The case thus made out was that powers under 356 should be used “very sparingly” and only when the President was “fully satisfied” that a situation has arisen when a state cannot be run in accordance with the provisions of the Constitution. “Otherwise, the frequent use of this power and its exercise are likely to disturb the constitutional balance leaving the CM of every state in the perpetual fear of the axe of proclamation falling on him.”
In a separate judgment, Justice AM Ahmadi referred to the Constituent Assembly debates in which parallels were drawn between the emergency powers of the British governor General and governors under the colonial era Government of India Act, 1935 and those vested in the Republic’s President under Article 356 of the Indian Constitution.
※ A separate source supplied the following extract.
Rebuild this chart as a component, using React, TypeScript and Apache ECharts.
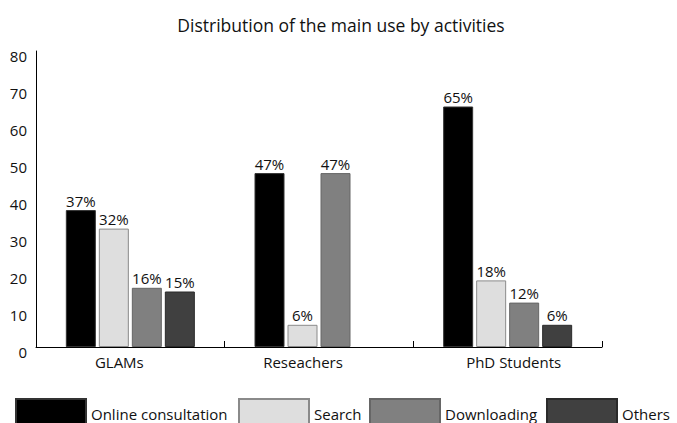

BR Ambedkar’s response to these apprehensions was that while he shared the sentiments, the “proper thing we ought to expect is that such articles will never be called into operation and that they would remain a dead letter. I hope the President who is endowed with all these powers, will take proper precaution before actually suspending the administration of the provinces.“
Against this backdrop and the fact of Article 356 having been invoked over 90 times, Justice Ahmadi concluded that Ambedkar’s hope (that in rarest of rare cases only there will be an occasion to invoke the emergency provisions) stood belied. “What was therefore expected to be a dead letter has in fact become an oft-invoked provision,” he wrote while desisting from inquiring into the circumstance that led to frequent resort to the use of emergency powers by the President.
The law was interpreted therefore to suit a polity divided on party lines. It has broadly served the purpose but a lot more needs to be done, by way of political consensus or judicial diktat, to keep the sanctity of popular mandates. The Constitution’s unitary plinth must not cloud its federal visage.